The brainchild of John Davis, president of CNC, the summit came together in a matter of months thanks to the interest from Diff.

“Dubai is the ideal location for such a summit,” said Davis at a press conference in Dubai on Monday. “It’s the future. Both by way of thinking and actual progression. You just have to look at the cranes, the buildings, the technology. There was no better place to hold a summit where we are trying to see 10-20 years down the line. The team at Diff are the reason it’s Dubai over Abu Dhabi. They were quick to support our vision and quickly became a part of it.”

Diff chairman Abdul Hamid Juma said the summit was an exciting development for the emirate as well as the region. “It’s a summit which will offer a sneak preview into an industry we all love. It will bring the future technology of filmmaking out of the laboratory and into our lives. There is a natural benefit for filmmakers in the region as the information, discussion, resources and expertise will be in our country when they discuss these things.
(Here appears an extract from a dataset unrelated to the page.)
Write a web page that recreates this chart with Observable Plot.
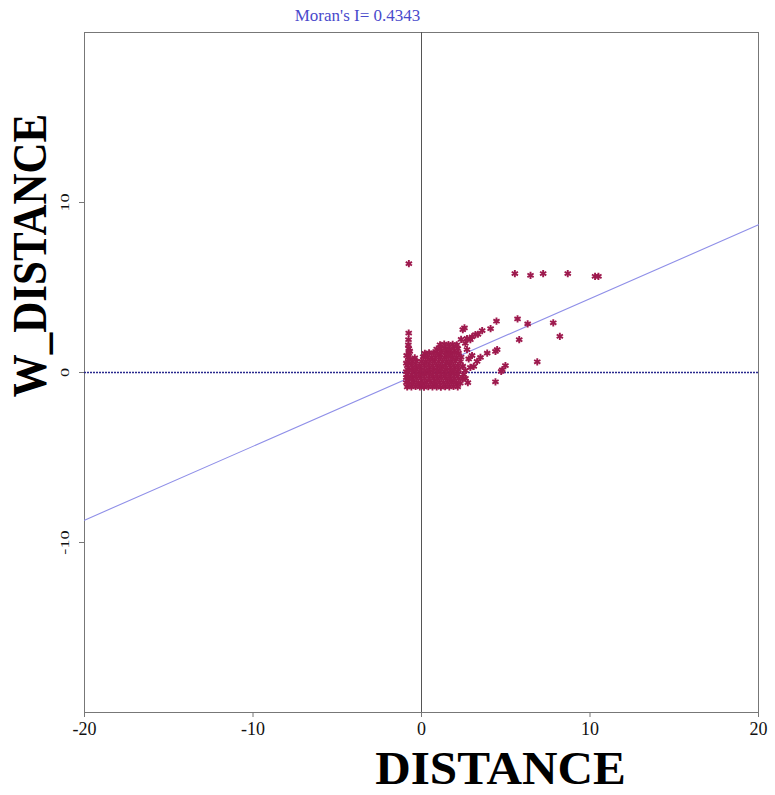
<!DOCTYPE html>
<html>
<head>
<meta charset="utf-8">
<script src="https://cdn.jsdelivr.net/npm/d3@7"></script>
<script src="https://cdn.jsdelivr.net/npm/@observablehq/plot@0.6"></script>
<style>
  html, body { margin: 0; padding: 0; background: #ffffff; }
  #chart svg { display: block; }
</style>
</head>
<body>
<div id="chart"></div>
<script>
// ---- data ----
const xTicks = [-20, -10, 0, 10, 20];
const yTicks = [-10, 0, 10];
const moranI = 0.4343;
const subtitle = "Moran's I= 0.4343";
const xLabel = "DISTANCE";
const yLabel = "W_DISTANCE";

// dense cluster near the origin: [DISTANCE, W_DISTANCE]
const clusterPoints = [
  [-0.85,-0.85],[-0.6,-0.85],[-0.35,-0.82],[-0.1,-0.85],[0.15,-0.86],[0.4,-0.83],[0.65,-0.85],[0.9,-0.84],[1.15,-0.86],[1.4,-0.83],[1.65,-0.85],[1.9,-0.82],[2.15,-0.84],
  [-0.9,-0.6],[-0.7,-0.62],[-0.45,-0.58],[-0.2,-0.6],[0.05,-0.63],[0.3,-0.59],[0.55,-0.6],[0.8,-0.62],[1.05,-0.58],[1.3,-0.6],[1.55,-0.61],[1.8,-0.57],[2.05,-0.6],[2.3,-0.62],
  [-0.8,-0.35],[-0.55,-0.36],[-0.3,-0.33],[-0.05,-0.35],[0.2,-0.37],[0.45,-0.34],[0.7,-0.35],[0.95,-0.36],[1.2,-0.33],[1.45,-0.35],[1.7,-0.36],[1.95,-0.34],[2.2,-0.35],[2.45,-0.38],
  [-0.85,-0.1],[-0.6,-0.12],[-0.35,-0.09],[-0.1,-0.1],[0.15,-0.11],[0.4,-0.08],[0.65,-0.1],[0.9,-0.12],[1.15,-0.09],[1.4,-0.1],[1.65,-0.11],[1.9,-0.08],[2.15,-0.1],[2.5,-0.12],
  [-0.8,0.15],[-0.55,0.14],[-0.3,0.16],[-0.05,0.15],[0.2,0.13],[0.45,0.16],[0.7,0.15],[0.95,0.14],[1.2,0.16],[1.45,0.15],[1.7,0.13],[1.95,0.16],[2.2,0.15],[2.6,0.12],
  [-0.85,0.4],[-0.6,0.41],[-0.35,0.38],[-0.1,0.4],[0.15,0.42],[0.4,0.39],[0.65,0.4],[0.9,0.41],[1.15,0.38],[1.4,0.4],[1.65,0.42],[1.9,0.39],[2.15,0.4],[2.45,0.37],
  [-0.8,0.65],[-0.55,0.63],[-0.3,0.66],[0.0,0.65],[0.25,0.64],[0.5,0.67],[0.75,0.65],[1.0,0.63],[1.25,0.66],[1.5,0.65],[1.75,0.64],[2.0,0.66],[2.3,0.63],
  [-0.78,0.9],[-0.4,0.86],[0.1,0.92],[0.35,0.9],[0.6,0.88],[0.85,0.91],[1.1,0.9],[1.35,0.88],[1.6,0.92],[1.85,0.9],[2.1,0.88],[2.35,0.91],
  [-0.75,1.15],[0.2,1.12],[0.45,1.16],[0.7,1.15],[0.95,1.13],[1.2,1.17],[1.45,1.15],[1.7,1.12],[1.95,1.16],[2.2,1.14],
  [-0.76,1.4],[0.9,1.38],[1.15,1.42],[1.4,1.4],[1.65,1.37],[1.9,1.41],[2.15,1.4],
  [1.1,1.63],[1.35,1.67],[1.6,1.64],[1.85,1.66],[2.1,1.62],
  [-0.78,1.62],[-0.77,1.93],[-0.76,2.32],[-0.9,0.05],[-0.9,0.55],[-0.9,-0.3],[-0.88,1.0],[-0.7,1.25],[-0.7,0.78]
];

// tails and outliers: [DISTANCE, W_DISTANCE]
const outlierPoints = [
  [2.45,2.52],[2.55,2.62],[2.9,1.93],[3.2,2.23],[3.35,2.25],[3.6,2.47],[4.1,2.58],[4.45,3.02],[2.7,2.0],[3.0,2.1],[2.35,1.95],[2.6,1.72],
  [3.3,0.65],[3.5,0.89],[3.9,1.14],[4.39,1.24],[4.49,1.34],[3.1,0.36],[2.61,-0.34],[2.9,0.3],[2.8,0.8],[3.0,1.0],[4.98,0.41],[4.79,0.16],[4.39,-0.55],[4.73,0.06],[2.75,-0.6],[2.7,1.35],
  [-0.75,6.4],[5.54,5.82],[6.47,5.72],[7.22,5.82],[8.68,5.82],[10.3,5.66],[10.5,5.66],
  [5.7,3.15],[6.3,2.86],[7.82,2.92],[8.21,2.13],[5.8,1.93],[6.87,0.63]
];

const allPoints = clusterPoints.concat(outlierPoints);
const lineXs = [-20, 20];

const pointColor = "#9e1a4e";

const chart = Plot.plot({
  width: 775,
  height: 795,
  marginTop: 32,
  marginBottom: 83,
  marginLeft: 84,
  marginRight: 17,
  style: { fontFamily: "Liberation Serif, serif", background: "#ffffff", color: "#111" },
  x: { domain: [-20, 20], axis: null },
  y: { domain: [-20, 20], axis: null },
  marks: [
    Plot.frame({ stroke: "#777", strokeWidth: 1 }),
    Plot.ruleX([0], { stroke: "#555", strokeWidth: 1 }),
    Plot.ruleY([0], { stroke: "#2a2a8e", strokeWidth: 1.6, strokeDasharray: "2,1" }),
    Plot.line(lineXs, { x: d => d, y: d => moranI * d, stroke: "#8f8fe8", strokeWidth: 1.1 }),
    Plot.dot(allPoints, { x: d => d[0], y: d => d[1], symbol: "asterisk", r: 3.4, stroke: pointColor, strokeWidth: 1.9 }),
    Plot.axisX({ ticks: xTicks, tickSize: 5, tickPadding: 5, tickFormat: d => String(d), fontSize: 18, anchor: "bottom", label: null, stroke: "#777" }),
    Plot.axisY({ ticks: yTicks, tickSize: 5, tickFormat: () => "", anchor: "left", label: null, stroke: "#777" }),
    Plot.text(yTicks, { y: d => d, frameAnchor: "left", dx: -20, rotate: -90, text: d => String(d), fontSize: 13, textAnchor: "middle", lineAnchor: "middle", fill: "#111" }),
    Plot.text([subtitle], { frameAnchor: "top", dx: -64, dy: -17, text: d => d, fontSize: 17, fill: "#4a4acc", lineAnchor: "middle", textAnchor: "middle" }),
    Plot.text([xLabel], { frameAnchor: "bottom", dx: 79, dy: 57, text: d => d, fontSize: 46, fontWeight: "bold", fill: "#000", lineAnchor: "middle", textAnchor: "middle" }),
    Plot.text([yLabel], { frameAnchor: "left", dx: -54, dy: -117, rotate: -90, text: d => d, fontSize: 43, fontWeight: "bold", fill: "#000", lineAnchor: "middle", textAnchor: "middle" })
  ]
});

document.getElementById("chart").appendChild(chart);

// stretch glyphs to mimic the reference's condensed serif lettering
function stretch(node, sx, sy) {
  const g = document.createElementNS("http://www.w3.org/2000/svg", "g");
  node.parentNode.insertBefore(g, node);
  g.appendChild(node);
  g.style.transformBox = "fill-box";
  g.style.transformOrigin = "center";
  g.style.transform = `scale(${sx},${sy})`;
}
const texts = Array.from(chart.querySelectorAll("text"));
texts.forEach(t => {
  const s = t.textContent;
  if (s === xLabel) stretch(t, 1.07, 1.0);
  else if (s === yLabel) stretch(t, 1.12, 1);
  else if (yTicks.map(String).includes(s) && t.getAttribute("transform") && t.getAttribute("transform").includes("rotate")) stretch(t, 1, 1.4);
});
</script>
</body>
</html>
They will naturally filter down to businesses, students and the people at the heart of filmmaking right here.”

Details on how to attend will be made available in August, and Davis hinted tickets would cost a “substantial amount”. Details will released at cinematicinnovationsummit.com.

Meanwhile, on Sunday, Diff announced that a new $100,000 (Dh367,200) prize, the Filmmaker Award, is now open for entries. For established and upcoming directors from the United Arab Emirates, Saudi Arabia, Kuwait, Qatar, Oman and Bahrain, the award is funded by luxury Swiss watch maker IWC Schaffhausen, who teamed up with Diff last year for the One Night to Change Lives, a black-tie charity event which raised more than $1 million for aid agency Oxfam and UAE-based Dubai Cares.

In order to enter, directors must be citizens of a Gulf nation; producers can be of any nationality. Entries can be submitted until August 31.

The ninth edition of the Dubai International Film Festival takes place from December 9-16.